Osman Batur, Çin ve Rusya'ya karşı gösterdiği mücadele ve direnişle Türk tarihinin kahramanları arasında yerini almıştır. Bağımsızlık için verdiği savaş, zamanla bir destana dönüşmüştür. Zulme karşı direnen Osman Batur, bu süreçte zor durumda olan Türk toplulukları için bir umut kaynağı olmuştur. Osman Batur'un hayatı ve mücadelesi, Türk milletinin bağımsızlık yolundaki kararlılığını simgeler.
Osman Batur kimdir?
Osman Batur, asıl ismi Osman İslamoğlu'dur. "Batur" lakabı, ona halk tarafından verilmiş, kahraman anlamına gelen bir isim. 1899'da Doğu Türkistan’ın Altay bölgesinde, Köktogay'da doğdu. Babası İslam Bey, orta halli bir çiftçiydi. Göçebe Kazak hayatını yaşayarak büyüdü. 10 yaşından önce iyi bir binici ve usta bir avcı olan Osman Batur, savaş sanatının inceliklerini 12 yaşında hizmetine girdiği Kazak Türklerinden olan Böke Batur'dan öğrenmiştir. Böke Batur'un Çinlilere yenilmesi akabinde Böke Batur'un Tibet üzerinden Türkiye'ye ulaşmaya çalışırken yakalanıp başının kesilmesinden sonra doğduğu yerde 40 yaşına kadar çiftçilikle uğraştı. 1940 yılına gelindiğinde Çin yönetiminin baskılarını iyice arttırması üzerine silahını alarak tek başına dağa çıktı. Tek başına başladığı mücadeleyi 29 Nisan 1951'de Urumçi'de idam edilene dek sürdürdü.

Osman Batur’un Doğu Türkistan mücadelesi
Doğu Türkistan ticaret yolunun merkezi olduğu için her zaman büyük güçlerin, özellikle de sınır ülkelerinin gözünü diktiği bir bölgeydi. Çin, 639'da Hunlarla savaşarak Doğu Türkistan'ı işgal etmiş ve ancak 715'e geldiğimizde oradan çıkarılabilmişti. Tam 11 asır sonra 1880'li yıllara geldiğimizde İngiltere ve Rusya'nın Çin'i hesap etmeden bu topraklara girmesi, Doğu Türkistan'ın tekrardan özgürlüğünü kaybetmesine ve 1100 yıl sonra tekrardan Çin idaresi altına girmesine neden oldu.

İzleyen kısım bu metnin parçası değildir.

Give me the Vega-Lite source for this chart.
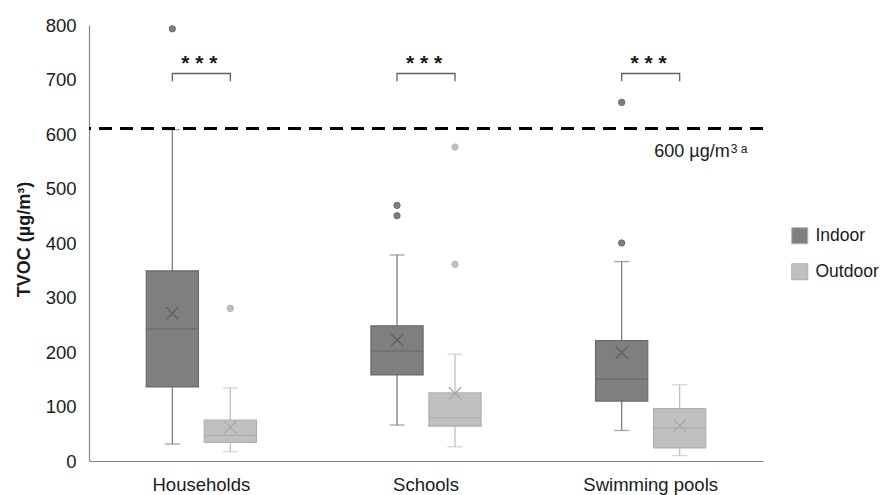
{
  "$schema": "https://vega.github.io/schema/vega-lite/v6.json",
  "width": 674,
  "height": 436,
  "autosize": {"type": "none"},
  "padding": {"left": 89, "top": 25, "right": 118, "bottom": 34},
  "config": {
    "view": {"stroke": null},
    "font": "Liberation Sans",
    "axis": {"grid": false, "ticks": false, "domainColor": "#868686", "domainWidth": 1.2, "labelColor": "#1a1a1a", "labelFontSize": 18.5, "labelFont": "Liberation Sans"},
    "axisX": {"labelPadding": 14, "labelAngle": 0},
    "axisY": {"labelPadding": 13, "values": [0, 100, 200, 300, 400, 500, 600, 700, 800], "titleFontSize": 18, "titleFontWeight": "bold", "titleColor": "#1a1a1a", "titleX": -65, "titleY": 214, "titleBaseline": "middle", "titleAngle": 270}
  },
  "datasets": {
    "stats": [
      {"site": "Households", "type": "Indoor", "min": 31, "q1": 136, "median": 242, "q3": 349, "max": 608, "mean": 271},
      {"site": "Households", "type": "Outdoor", "min": 17, "q1": 34, "median": 47, "q3": 75, "max": 134, "mean": 62},
      {"site": "Schools", "type": "Indoor", "min": 66, "q1": 158, "median": 202, "q3": 248, "max": 378, "mean": 222},
      {"site": "Schools", "type": "Outdoor", "min": 26, "q1": 64, "median": 79, "q3": 125, "max": 196, "mean": 124},
      {"site": "Swimming pools", "type": "Indoor", "min": 56, "q1": 110, "median": 150, "q3": 221, "max": 366, "mean": 199},
      {"site": "Swimming pools", "type": "Outdoor", "min": 10, "q1": 24, "median": 61, "q3": 96, "max": 140, "mean": 65}
    ],
    "outliers": [
      {"site": "Households", "type": "Indoor", "value": 793},
      {"site": "Households", "type": "Outdoor", "value": 280},
      {"site": "Schools", "type": "Indoor", "value": 469},
      {"site": "Schools", "type": "Indoor", "value": 450},
      {"site": "Schools", "type": "Outdoor", "value": 576},
      {"site": "Schools", "type": "Outdoor", "value": 361},
      {"site": "Swimming pools", "type": "Indoor", "value": 658},
      {"site": "Swimming pools", "type": "Indoor", "value": 400}
    ],
    "brackets": [
      {"site": "Households", "type": "Indoor", "y": 697, "ord": 1},
      {"site": "Households", "type": "Indoor", "y": 711, "ord": 2},
      {"site": "Households", "type": "Outdoor", "y": 711, "ord": 3},
      {"site": "Households", "type": "Outdoor", "y": 697, "ord": 4},
      {"site": "Schools", "type": "Indoor", "y": 697, "ord": 1},
      {"site": "Schools", "type": "Indoor", "y": 711, "ord": 2},
      {"site": "Schools", "type": "Outdoor", "y": 711, "ord": 3},
      {"site": "Schools", "type": "Outdoor", "y": 697, "ord": 4},
      {"site": "Swimming pools", "type": "Indoor", "y": 697, "ord": 1},
      {"site": "Swimming pools", "type": "Indoor", "y": 711, "ord": 2},
      {"site": "Swimming pools", "type": "Outdoor", "y": 711, "ord": 3},
      {"site": "Swimming pools", "type": "Outdoor", "y": 697, "ord": 4}
    ],
    "sig": [
      {"site": "Households", "label": "* * *", "y": 728},
      {"site": "Schools", "label": "* * *", "y": 728},
      {"site": "Swimming pools", "label": "* * *", "y": 728}
    ],
    "limit": [
      {"site": "Swimming pools", "value": 610, "label": "600 µg/m", "sup": "3 a"}
    ]
  },
  "layer": [
    {
      "data": {"name": "stats"},
      "mark": {"type": "rule", "strokeWidth": 1.3},
      "encoding": {
        "x": {"field": "site", "type": "nominal", "title": null, "sort": null, "scale": {"domain": ["Households", "Schools", "Swimming pools"], "paddingInner": 0, "paddingOuter": 0}},
        "xOffset": {"field": "type", "type": "nominal", "scale": {"domain": ["Indoor", "Outdoor"], "paddingInner": 0.1, "paddingOuter": 0.987}},
        "y": {"field": "min", "type": "quantitative", "title": "TVOC (µg/m³)", "scale": {"domain": [0, 800], "nice": false}},
        "y2": {"field": "max"},
        "color": {"condition": {"test": "datum.type === 'Indoor'", "value": "#7f7f7f"}, "value": "#c0c0c0"}
      }
    },
    {
      "data": {"name": "stats"},
      "mark": {"type": "tick", "size": 15, "thickness": 1.3},
      "encoding": {
        "x": {"field": "site", "type": "nominal", "title": null},
        "xOffset": {"field": "type", "type": "nominal"},
        "y": {"field": "min", "type": "quantitative", "title": "TVOC (µg/m³)"},
        "color": {"condition": {"test": "datum.type === 'Indoor'", "value": "#7f7f7f"}, "value": "#c0c0c0"}
      }
    },
    {
      "data": {"name": "stats"},
      "mark": {"type": "tick", "size": 15, "thickness": 1.3},
      "encoding": {
        "x": {"field": "site", "type": "nominal", "title": null},
        "xOffset": {"field": "type", "type": "nominal"},
        "y": {"field": "max", "type": "quantitative", "title": "TVOC (µg/m³)"},
        "color": {"condition": {"test": "datum.type === 'Indoor'", "value": "#7f7f7f"}, "value": "#c0c0c0"}
      }
    },
    {
      "data": {"name": "stats"},
      "mark": {"type": "bar", "strokeWidth": 1.2},
      "encoding": {
        "x": {"field": "site", "type": "nominal", "title": null},
        "xOffset": {"field": "type", "type": "nominal"},
        "y": {"field": "q1", "type": "quantitative", "title": "TVOC (µg/m³)"},
        "y2": {"field": "q3"},
        "color": {"field": "type", "type": "nominal", "scale": {"domain": ["Indoor", "Outdoor"], "range": ["#7f7f7f", "#c0c0c0"]}, "legend": {"title": null, "orient": "none", "legendX": 702, "legendY": 202, "symbolType": "square", "symbolSize": 256, "symbolStrokeWidth": 1, "labelFontSize": 17.5, "labelColor": "#1a1a1a", "labelOffset": 7, "rowPadding": 15}},
        "stroke": {"condition": {"test": "datum.type === 'Indoor'", "value": "#6b6b6b"}, "value": "#b0b0b0"}
      }
    },
    {
      "data": {"name": "stats"},
      "mark": {"type": "tick", "size": 52, "thickness": 1.5},
      "encoding": {
        "x": {"field": "site", "type": "nominal", "title": null},
        "xOffset": {"field": "type", "type": "nominal"},
        "y": {"field": "median", "type": "quantitative", "title": "TVOC (µg/m³)"},
        "color": {"condition": {"test": "datum.type === 'Indoor'", "value": "#666666"}, "value": "#a8a8a8"}
      }
    },
    {
      "data": {"name": "stats"},
      "mark": {"type": "point", "shape": "M-1,-1L1,1M-1,1L1,-1", "size": 150, "filled": false, "strokeWidth": 1.2, "opacity": 1},
      "encoding": {
        "x": {"field": "site", "type": "nominal", "title": null},
        "xOffset": {"field": "type", "type": "nominal"},
        "y": {"field": "mean", "type": "quantitative", "title": "TVOC (µg/m³)"},
        "color": {"condition": {"test": "datum.type === 'Indoor'", "value": "#5a5a5a"}, "value": "#a5a5a5"}
      }
    },
    {
      "data": {"name": "outliers"},
      "mark": {"type": "point", "shape": "circle", "size": 40, "filled": true, "opacity": 1, "strokeWidth": 1},
      "encoding": {
        "x": {"field": "site", "type": "nominal", "title": null},
        "xOffset": {"field": "type", "type": "nominal"},
        "y": {"field": "value", "type": "quantitative", "title": "TVOC (µg/m³)"},
        "fill": {"condition": {"test": "datum.type === 'Indoor'", "value": "#7f7f7f"}, "value": "#c0c0c0"},
        "stroke": {"condition": {"test": "datum.type === 'Indoor'", "value": "#6b6b6b"}, "value": "#b5b5b5"}
      }
    },
    {
      "data": {"name": "limit"},
      "mark": {"type": "rule", "strokeWidth": 3, "strokeDash": [13, 8], "color": "#000000"},
      "encoding": {
        "y": {"field": "value", "type": "quantitative", "title": "TVOC (µg/m³)"}
      }
    },
    {
      "data": {"name": "limit"},
      "mark": {"type": "text", "align": "right", "baseline": "alphabetic", "dx": 79, "dy": 28, "fontSize": 18, "color": "#1a1a1a"},
      "encoding": {
        "x": {"field": "site", "type": "nominal", "title": null},
        "y": {"field": "value", "type": "quantitative", "title": "TVOC (µg/m³)"},
        "text": {"field": "label"}
      }
    },
    {
      "data": {"name": "limit"},
      "mark": {"type": "text", "align": "left", "baseline": "alphabetic", "dx": 80, "dy": 24, "fontSize": 12, "color": "#1a1a1a"},
      "encoding": {
        "x": {"field": "site", "type": "nominal", "title": null},
        "y": {"field": "value", "type": "quantitative", "title": "TVOC (µg/m³)"},
        "text": {"field": "sup"}
      }
    },
    {
      "data": {"name": "brackets"},
      "mark": {"type": "line", "strokeWidth": 1.3, "color": "#5f5f5f", "interpolate": "linear"},
      "encoding": {
        "x": {"field": "site", "type": "nominal", "title": null},
        "xOffset": {"field": "type", "type": "nominal"},
        "y": {"field": "y", "type": "quantitative", "title": "TVOC (µg/m³)"},
        "detail": {"field": "site"},
        "order": {"field": "ord", "type": "quantitative"}
      }
    },
    {
      "data": {"name": "sig"},
      "mark": {"type": "text", "fontSize": 21, "fontWeight": "bold", "color": "#1a1a1a", "baseline": "middle", "dx": -2},
      "encoding": {
        "x": {"field": "site", "type": "nominal", "title": null},
        "y": {"field": "y", "type": "quantitative", "title": "TVOC (µg/m³)"},
        "text": {"field": "label"}
      }
    }
  ]
}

Çin, 1876’da Doğu Türkistan'ı işgal etti ve 8 sene süren kanlı savaş sonucunda Çin, 1884'te özerk bir eyalet olarak Doğu Türkistan'ı idaresi altına aldı. Özerk dediğime bakmayın, Uygurların kendilerini yönetme ve temsil etme hakları hala yok. Doğu Türkistan’daki bütün önemli siyasi, ekonomik ve yönetim pozisyonlarının %90’ı Çinlilerin elinde.
Doğu Türkistan için bu kadar uğraşmalarının sebebi buranın çok stratejik bir konumda olmasıydı. Doğu Türkistan'ın 3 tarafı dağlarla çevrili, yalnızca Çin'e bakan tarafı dümdüz. Çin'in topraklarının 6'da 1'ini, sınırlarınınsa 4'te 1'ini oluşturuyor. 18884'te Çinli General Zuo Zong Tang "Çin'in güçlenmesi Kuzeybatı olmazdan olamaz." Demişti.
Kuzeybatı, yani Doğu Türkistan. Çin hala bu düşüncede ve yaptığı zulme, soykırıma bu mentalitede devam ediyor. Yabancılardan topraklarını temizlemek isteyen Uygurlar, Çinlilere karşı çok fazla ayaklandılar: Bunlardan ikisi başarıya ulaştı. İlk önce 1933’de daha sonra 1944’te Doğu Türkistan Cumhuriyeti devletini kurdular ancak bu bağımsız cumhuriyetler, Sovyet askeri müdahaleleriyle devrildi. Osman Batur'un neredeyse yeni işgal edilmiş bir bölgede doğması sizin için bir şey ifade ediyor mu? Henüz sinmemiş bir halk var. Çin'in tüm baskıları şiddetle devam ediyor o tarihte. Halk da sokakta protestolar düzenliyor.